• What this task involves: Tally the lines that contain the string "Python" and state that total without comment.

• Data:

##############################

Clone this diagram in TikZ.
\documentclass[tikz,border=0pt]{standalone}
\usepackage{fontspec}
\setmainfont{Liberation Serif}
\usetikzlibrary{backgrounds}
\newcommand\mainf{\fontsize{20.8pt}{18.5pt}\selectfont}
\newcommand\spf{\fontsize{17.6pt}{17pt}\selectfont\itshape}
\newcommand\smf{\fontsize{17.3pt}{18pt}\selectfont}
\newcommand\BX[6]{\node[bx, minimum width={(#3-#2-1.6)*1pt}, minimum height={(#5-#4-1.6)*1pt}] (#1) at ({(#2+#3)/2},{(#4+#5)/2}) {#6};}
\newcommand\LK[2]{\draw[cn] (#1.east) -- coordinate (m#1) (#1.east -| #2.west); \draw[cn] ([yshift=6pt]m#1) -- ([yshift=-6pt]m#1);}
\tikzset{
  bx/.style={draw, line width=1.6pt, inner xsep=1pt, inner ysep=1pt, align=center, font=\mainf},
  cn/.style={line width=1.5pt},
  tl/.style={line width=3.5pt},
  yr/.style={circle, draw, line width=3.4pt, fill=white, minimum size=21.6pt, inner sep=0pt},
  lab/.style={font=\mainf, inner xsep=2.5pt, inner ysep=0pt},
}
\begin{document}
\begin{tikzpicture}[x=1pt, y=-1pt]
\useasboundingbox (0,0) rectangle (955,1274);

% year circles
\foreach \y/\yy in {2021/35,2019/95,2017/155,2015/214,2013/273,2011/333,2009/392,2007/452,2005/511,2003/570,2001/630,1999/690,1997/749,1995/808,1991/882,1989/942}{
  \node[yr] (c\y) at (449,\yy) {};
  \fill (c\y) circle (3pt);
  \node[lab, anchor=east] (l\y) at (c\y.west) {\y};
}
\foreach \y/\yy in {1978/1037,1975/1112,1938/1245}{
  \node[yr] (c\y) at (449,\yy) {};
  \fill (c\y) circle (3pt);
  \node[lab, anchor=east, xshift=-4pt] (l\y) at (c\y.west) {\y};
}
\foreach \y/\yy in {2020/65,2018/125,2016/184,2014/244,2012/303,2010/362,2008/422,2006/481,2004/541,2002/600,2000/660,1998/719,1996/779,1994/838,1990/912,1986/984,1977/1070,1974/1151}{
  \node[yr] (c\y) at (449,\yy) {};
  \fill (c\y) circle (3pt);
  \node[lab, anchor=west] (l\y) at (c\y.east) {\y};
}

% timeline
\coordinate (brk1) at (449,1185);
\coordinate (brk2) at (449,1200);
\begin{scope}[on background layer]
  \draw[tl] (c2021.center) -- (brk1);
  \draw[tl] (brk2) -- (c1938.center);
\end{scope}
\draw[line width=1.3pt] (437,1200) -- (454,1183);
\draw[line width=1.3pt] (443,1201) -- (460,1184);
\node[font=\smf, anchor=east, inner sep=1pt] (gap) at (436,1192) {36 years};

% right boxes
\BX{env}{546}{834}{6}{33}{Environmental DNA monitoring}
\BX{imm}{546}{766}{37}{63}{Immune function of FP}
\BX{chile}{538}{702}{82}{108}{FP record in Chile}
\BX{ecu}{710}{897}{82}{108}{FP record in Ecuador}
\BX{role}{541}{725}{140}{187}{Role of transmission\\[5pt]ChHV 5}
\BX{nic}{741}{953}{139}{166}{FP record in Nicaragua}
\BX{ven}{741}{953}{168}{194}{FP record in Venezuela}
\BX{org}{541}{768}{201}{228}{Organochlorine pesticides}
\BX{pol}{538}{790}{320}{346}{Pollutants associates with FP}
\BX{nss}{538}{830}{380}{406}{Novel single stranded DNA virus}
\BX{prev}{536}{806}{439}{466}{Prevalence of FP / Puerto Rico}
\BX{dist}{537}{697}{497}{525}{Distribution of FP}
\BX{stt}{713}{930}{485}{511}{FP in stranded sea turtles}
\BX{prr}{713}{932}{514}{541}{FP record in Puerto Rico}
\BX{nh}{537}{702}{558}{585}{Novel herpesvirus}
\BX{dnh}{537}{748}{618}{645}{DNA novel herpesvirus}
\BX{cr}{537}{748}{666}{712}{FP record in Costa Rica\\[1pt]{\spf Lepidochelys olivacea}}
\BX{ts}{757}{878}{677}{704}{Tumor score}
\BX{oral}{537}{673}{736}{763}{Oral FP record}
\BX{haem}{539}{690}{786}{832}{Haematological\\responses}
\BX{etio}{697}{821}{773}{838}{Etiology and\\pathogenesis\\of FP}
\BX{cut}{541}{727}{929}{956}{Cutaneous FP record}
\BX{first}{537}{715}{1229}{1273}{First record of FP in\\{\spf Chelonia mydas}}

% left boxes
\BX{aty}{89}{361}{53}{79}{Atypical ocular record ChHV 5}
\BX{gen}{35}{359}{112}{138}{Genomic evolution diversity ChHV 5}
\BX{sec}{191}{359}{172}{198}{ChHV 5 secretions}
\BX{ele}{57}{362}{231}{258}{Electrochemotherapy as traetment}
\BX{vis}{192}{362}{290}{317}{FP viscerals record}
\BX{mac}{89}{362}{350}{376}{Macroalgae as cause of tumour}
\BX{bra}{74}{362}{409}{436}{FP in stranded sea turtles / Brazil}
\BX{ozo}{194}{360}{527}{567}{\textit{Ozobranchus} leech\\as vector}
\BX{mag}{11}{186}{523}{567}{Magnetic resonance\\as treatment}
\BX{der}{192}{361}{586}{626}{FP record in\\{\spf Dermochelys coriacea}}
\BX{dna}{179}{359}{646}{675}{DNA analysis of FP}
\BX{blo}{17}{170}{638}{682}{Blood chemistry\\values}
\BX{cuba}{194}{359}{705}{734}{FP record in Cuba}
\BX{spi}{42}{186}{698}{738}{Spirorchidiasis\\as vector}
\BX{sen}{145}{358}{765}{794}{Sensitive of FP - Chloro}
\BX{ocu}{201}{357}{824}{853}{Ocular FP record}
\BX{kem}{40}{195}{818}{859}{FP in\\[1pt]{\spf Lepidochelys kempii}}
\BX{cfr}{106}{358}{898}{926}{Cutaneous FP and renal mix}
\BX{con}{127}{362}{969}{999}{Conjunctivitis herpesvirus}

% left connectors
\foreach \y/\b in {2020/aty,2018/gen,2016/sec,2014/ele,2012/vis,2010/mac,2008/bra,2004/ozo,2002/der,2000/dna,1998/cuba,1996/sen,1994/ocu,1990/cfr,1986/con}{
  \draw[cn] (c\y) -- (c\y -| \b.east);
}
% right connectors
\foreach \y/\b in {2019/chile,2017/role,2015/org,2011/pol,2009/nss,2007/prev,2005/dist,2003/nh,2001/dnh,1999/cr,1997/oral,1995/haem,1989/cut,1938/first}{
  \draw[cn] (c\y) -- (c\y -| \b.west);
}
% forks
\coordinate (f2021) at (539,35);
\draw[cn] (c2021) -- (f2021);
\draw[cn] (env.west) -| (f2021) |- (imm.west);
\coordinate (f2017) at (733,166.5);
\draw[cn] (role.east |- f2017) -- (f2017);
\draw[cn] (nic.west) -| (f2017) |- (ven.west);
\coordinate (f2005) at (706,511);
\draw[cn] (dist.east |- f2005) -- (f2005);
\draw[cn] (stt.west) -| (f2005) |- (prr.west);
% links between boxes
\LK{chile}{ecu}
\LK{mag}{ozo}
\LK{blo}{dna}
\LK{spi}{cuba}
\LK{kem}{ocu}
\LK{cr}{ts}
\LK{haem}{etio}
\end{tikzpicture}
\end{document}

##############################

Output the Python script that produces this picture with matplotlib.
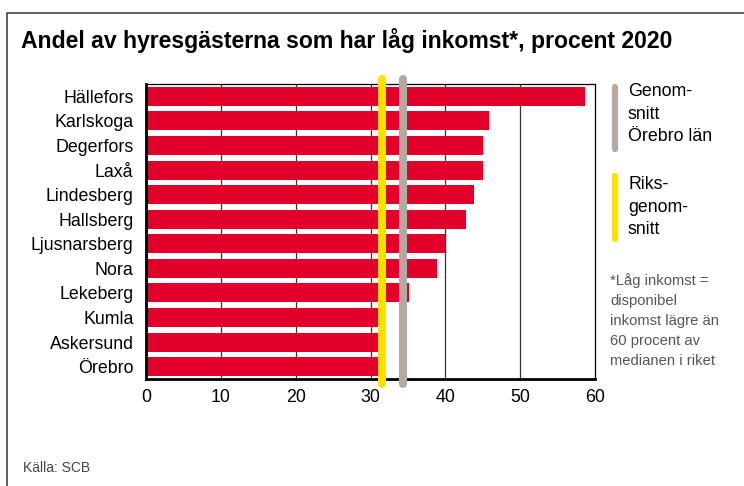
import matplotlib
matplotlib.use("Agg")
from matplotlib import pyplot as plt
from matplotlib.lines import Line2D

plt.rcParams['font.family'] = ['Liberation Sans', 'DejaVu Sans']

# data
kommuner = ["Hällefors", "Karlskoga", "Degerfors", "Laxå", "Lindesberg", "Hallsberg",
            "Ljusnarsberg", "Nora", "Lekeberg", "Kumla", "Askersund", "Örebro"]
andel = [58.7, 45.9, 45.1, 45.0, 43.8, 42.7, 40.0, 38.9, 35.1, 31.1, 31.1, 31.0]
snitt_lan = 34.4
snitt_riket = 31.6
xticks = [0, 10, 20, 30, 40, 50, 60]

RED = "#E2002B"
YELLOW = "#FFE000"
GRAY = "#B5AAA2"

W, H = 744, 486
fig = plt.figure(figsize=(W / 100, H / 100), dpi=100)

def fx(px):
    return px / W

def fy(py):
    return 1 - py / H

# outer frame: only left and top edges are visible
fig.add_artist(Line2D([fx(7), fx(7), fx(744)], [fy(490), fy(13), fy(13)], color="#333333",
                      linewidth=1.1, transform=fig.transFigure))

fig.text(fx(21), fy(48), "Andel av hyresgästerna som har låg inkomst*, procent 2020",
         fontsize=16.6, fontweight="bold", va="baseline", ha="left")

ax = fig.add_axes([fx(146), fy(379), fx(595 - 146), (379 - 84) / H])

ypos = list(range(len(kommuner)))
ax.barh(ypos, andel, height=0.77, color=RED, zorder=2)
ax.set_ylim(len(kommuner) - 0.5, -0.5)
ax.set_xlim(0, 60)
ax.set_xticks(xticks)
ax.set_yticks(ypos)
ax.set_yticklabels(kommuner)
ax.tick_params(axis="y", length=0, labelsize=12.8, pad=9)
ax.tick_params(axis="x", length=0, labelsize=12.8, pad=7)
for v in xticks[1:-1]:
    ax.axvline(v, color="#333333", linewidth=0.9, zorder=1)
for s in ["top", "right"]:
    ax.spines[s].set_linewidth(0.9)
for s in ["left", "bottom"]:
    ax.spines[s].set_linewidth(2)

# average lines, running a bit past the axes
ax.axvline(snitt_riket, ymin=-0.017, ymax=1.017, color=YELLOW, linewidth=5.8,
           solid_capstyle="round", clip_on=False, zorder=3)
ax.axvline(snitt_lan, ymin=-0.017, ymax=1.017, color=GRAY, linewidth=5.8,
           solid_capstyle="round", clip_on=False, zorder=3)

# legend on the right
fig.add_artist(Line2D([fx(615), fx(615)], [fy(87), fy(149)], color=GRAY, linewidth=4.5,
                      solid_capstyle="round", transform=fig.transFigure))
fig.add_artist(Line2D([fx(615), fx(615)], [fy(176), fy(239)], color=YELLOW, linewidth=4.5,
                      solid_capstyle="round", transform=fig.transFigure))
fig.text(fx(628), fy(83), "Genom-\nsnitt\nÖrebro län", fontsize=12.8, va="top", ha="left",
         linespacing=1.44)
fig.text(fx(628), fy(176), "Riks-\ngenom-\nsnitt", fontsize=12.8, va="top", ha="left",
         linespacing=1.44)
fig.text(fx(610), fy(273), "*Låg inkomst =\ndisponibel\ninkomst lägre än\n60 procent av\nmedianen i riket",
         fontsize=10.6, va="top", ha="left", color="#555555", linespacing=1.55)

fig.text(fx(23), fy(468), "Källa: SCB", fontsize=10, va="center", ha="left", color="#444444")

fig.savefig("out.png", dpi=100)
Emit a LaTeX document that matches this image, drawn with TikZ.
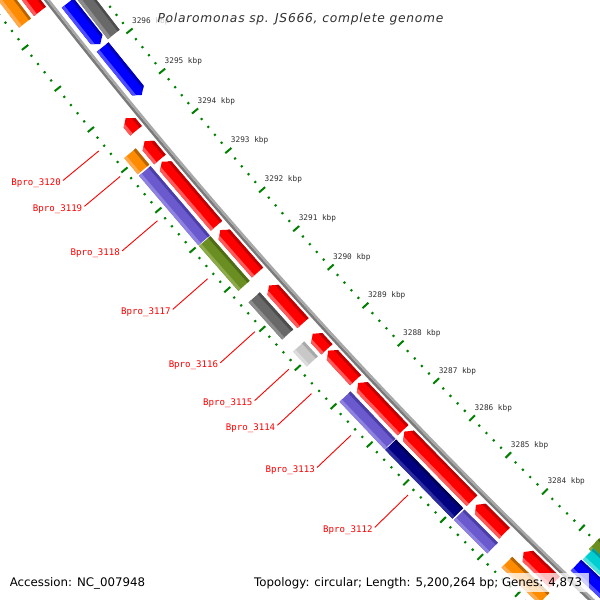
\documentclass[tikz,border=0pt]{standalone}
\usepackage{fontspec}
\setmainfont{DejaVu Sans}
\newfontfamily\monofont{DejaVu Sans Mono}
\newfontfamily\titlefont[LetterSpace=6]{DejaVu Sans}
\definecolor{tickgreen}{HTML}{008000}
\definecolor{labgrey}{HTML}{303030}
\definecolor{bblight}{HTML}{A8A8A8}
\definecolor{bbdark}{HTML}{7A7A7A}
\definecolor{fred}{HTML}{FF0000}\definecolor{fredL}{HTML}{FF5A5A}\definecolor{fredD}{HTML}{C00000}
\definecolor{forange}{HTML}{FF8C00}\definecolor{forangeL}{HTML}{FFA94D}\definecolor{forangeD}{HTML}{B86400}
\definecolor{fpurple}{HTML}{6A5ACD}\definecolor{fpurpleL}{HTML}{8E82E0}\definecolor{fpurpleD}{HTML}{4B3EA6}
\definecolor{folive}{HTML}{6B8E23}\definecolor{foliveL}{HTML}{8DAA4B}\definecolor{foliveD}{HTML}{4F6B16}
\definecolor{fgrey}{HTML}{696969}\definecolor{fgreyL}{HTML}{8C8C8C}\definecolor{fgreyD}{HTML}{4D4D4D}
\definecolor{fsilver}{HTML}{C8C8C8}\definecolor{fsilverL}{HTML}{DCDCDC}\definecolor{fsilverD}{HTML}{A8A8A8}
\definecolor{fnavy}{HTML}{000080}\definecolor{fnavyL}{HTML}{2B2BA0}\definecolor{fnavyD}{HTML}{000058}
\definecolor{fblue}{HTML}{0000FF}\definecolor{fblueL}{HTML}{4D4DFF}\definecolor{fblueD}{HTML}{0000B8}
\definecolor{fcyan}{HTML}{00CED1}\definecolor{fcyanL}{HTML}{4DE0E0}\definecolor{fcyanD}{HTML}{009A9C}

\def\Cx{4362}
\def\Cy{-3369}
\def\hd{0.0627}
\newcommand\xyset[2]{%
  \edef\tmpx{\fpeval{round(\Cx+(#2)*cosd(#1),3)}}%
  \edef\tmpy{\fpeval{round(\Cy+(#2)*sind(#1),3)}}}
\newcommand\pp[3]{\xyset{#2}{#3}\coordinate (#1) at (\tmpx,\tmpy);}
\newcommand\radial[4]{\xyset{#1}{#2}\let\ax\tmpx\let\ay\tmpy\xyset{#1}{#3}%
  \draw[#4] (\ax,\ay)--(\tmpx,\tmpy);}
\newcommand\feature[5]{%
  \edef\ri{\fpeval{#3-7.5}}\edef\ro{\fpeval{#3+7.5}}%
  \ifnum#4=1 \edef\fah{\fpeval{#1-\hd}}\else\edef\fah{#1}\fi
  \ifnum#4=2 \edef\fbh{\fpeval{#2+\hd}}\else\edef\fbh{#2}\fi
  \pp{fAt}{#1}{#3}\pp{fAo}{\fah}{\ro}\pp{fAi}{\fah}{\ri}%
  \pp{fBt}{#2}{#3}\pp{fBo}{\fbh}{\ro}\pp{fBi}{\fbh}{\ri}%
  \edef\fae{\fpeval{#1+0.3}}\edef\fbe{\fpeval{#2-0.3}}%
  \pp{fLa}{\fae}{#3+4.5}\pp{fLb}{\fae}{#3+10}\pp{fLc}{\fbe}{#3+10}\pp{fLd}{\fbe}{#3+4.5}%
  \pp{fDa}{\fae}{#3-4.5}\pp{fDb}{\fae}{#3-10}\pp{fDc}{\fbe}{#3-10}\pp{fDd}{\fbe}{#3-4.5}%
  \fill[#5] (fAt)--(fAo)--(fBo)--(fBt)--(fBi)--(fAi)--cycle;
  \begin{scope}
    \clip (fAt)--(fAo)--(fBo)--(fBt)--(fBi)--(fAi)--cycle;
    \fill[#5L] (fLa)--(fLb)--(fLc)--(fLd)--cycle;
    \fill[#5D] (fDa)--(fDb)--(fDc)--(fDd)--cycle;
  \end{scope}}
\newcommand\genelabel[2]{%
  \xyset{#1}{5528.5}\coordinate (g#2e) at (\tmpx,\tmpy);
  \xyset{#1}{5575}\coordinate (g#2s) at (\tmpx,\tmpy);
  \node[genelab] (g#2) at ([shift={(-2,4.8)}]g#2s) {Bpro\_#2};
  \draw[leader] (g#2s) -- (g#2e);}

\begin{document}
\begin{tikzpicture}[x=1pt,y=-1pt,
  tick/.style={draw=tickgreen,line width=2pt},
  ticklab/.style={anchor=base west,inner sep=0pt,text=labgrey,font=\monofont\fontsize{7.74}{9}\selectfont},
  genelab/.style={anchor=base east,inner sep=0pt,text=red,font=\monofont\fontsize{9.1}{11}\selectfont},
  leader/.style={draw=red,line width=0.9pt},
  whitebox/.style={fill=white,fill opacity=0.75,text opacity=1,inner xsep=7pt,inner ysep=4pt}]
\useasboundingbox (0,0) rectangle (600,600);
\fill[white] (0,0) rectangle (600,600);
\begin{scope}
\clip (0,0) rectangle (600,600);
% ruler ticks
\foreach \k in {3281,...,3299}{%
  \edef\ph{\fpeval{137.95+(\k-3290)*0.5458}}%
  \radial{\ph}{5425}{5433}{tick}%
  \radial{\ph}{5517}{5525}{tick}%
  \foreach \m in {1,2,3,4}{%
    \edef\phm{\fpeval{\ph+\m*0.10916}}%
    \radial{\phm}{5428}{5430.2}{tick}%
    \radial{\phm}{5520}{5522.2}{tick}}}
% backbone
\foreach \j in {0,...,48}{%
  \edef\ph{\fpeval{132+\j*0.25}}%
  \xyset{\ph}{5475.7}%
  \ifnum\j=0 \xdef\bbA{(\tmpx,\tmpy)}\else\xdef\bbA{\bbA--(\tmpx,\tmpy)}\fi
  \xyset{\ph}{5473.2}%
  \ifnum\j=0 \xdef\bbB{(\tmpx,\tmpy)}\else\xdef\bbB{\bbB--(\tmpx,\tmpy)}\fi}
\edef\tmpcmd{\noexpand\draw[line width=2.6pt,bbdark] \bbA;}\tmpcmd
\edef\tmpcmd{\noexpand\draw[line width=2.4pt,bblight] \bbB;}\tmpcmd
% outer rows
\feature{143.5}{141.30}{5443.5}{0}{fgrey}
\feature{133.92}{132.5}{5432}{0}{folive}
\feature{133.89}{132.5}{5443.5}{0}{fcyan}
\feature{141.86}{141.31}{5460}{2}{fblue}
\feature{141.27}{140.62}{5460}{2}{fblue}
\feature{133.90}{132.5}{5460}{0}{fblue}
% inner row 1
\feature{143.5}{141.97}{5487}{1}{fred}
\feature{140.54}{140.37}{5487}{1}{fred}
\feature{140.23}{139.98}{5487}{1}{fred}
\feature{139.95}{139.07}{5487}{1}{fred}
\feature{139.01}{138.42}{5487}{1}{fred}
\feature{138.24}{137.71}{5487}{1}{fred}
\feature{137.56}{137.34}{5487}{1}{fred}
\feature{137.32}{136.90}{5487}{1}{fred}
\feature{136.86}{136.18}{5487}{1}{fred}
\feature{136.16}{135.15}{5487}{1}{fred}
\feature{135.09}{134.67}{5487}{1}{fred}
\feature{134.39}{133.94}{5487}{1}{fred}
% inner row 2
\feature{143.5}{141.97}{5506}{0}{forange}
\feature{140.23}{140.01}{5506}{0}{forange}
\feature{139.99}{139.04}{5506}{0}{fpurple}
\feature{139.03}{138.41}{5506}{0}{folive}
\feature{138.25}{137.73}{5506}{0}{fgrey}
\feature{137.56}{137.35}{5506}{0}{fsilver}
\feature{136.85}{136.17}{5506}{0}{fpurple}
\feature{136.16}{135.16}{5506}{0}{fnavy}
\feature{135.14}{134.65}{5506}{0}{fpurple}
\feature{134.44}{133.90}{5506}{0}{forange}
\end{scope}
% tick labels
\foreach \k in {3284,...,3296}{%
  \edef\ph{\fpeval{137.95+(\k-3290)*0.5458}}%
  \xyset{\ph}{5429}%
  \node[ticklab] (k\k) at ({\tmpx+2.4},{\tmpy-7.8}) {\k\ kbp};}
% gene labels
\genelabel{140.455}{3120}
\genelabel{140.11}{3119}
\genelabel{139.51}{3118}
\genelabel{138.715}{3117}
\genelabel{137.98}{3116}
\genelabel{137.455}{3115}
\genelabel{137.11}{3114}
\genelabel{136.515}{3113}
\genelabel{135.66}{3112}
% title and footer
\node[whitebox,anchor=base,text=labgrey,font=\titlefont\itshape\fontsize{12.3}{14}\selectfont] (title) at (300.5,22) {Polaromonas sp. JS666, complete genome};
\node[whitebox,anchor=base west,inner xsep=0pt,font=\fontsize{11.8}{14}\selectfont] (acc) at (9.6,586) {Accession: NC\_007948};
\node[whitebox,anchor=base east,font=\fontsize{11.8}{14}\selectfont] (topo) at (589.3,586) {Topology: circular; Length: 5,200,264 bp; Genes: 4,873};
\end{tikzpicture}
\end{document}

##############################

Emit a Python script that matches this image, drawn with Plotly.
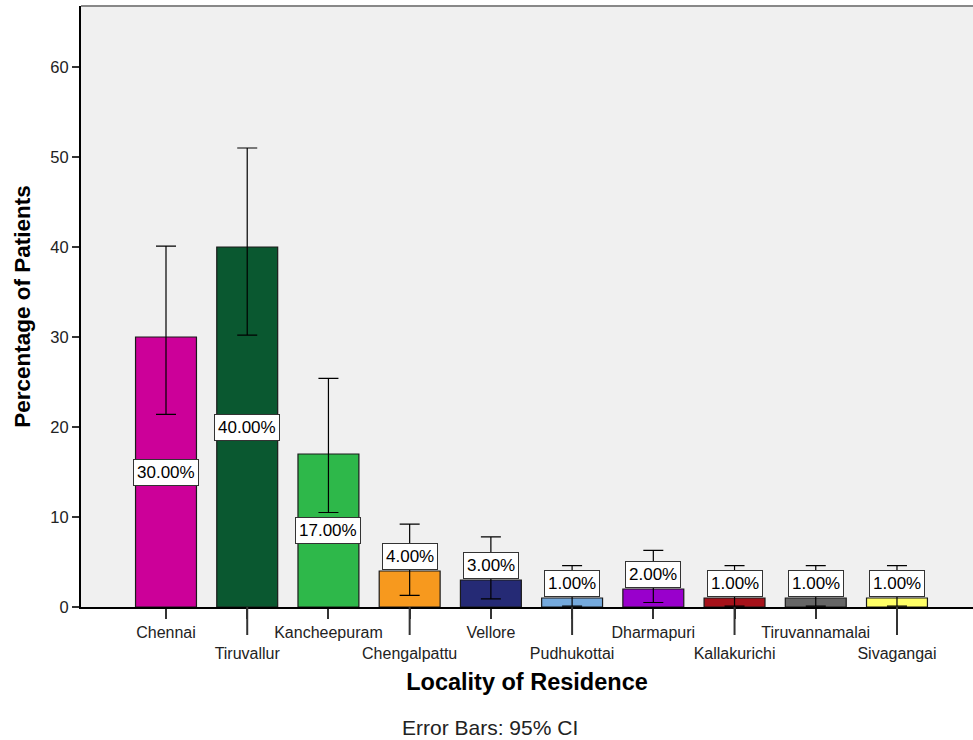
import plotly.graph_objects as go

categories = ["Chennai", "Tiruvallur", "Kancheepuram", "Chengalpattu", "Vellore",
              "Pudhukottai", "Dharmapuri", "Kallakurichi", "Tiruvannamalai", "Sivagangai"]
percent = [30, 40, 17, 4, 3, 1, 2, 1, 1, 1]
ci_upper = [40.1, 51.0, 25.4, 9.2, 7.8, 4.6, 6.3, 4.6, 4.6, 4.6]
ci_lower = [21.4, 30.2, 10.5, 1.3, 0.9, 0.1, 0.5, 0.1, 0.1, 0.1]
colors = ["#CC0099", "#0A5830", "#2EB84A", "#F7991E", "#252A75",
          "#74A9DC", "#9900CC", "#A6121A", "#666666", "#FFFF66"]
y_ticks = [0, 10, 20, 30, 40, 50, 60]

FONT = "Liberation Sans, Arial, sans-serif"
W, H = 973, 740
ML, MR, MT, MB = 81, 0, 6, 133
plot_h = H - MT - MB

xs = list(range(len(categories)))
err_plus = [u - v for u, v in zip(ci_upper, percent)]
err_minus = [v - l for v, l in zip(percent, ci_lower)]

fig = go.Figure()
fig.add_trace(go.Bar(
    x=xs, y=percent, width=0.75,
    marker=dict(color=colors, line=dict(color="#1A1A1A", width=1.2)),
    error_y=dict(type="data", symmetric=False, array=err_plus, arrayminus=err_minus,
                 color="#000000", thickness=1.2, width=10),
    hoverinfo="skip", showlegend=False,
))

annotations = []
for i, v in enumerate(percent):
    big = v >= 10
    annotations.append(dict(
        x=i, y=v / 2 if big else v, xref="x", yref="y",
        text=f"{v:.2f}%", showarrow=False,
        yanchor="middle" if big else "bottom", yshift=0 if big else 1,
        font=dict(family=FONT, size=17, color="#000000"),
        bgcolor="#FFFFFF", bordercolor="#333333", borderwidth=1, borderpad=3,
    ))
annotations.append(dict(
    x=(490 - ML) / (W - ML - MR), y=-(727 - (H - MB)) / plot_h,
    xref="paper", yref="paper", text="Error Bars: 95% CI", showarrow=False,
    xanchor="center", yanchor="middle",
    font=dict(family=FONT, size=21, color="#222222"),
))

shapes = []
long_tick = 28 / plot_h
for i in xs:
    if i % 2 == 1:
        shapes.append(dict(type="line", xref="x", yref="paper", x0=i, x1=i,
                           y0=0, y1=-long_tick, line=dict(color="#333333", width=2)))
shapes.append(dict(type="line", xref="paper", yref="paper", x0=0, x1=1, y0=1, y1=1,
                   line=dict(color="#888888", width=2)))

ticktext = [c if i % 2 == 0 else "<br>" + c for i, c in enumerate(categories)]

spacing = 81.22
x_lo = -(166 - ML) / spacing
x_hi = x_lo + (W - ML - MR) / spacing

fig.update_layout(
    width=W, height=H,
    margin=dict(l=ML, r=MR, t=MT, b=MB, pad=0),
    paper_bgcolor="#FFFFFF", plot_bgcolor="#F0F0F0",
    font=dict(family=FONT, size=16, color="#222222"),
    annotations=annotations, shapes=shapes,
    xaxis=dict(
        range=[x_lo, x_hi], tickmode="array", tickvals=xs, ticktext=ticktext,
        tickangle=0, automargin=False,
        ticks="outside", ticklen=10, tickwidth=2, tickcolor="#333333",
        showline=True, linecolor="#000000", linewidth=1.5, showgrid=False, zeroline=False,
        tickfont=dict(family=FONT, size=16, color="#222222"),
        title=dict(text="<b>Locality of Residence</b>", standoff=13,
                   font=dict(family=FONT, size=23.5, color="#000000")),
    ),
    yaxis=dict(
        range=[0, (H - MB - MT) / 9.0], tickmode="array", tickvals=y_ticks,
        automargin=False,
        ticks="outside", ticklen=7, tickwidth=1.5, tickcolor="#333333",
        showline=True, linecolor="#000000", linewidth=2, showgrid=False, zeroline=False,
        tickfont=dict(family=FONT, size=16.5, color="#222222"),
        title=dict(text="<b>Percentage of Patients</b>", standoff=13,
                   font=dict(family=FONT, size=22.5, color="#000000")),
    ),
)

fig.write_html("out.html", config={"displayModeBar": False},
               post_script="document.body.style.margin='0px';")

##############################

• Task solution: 2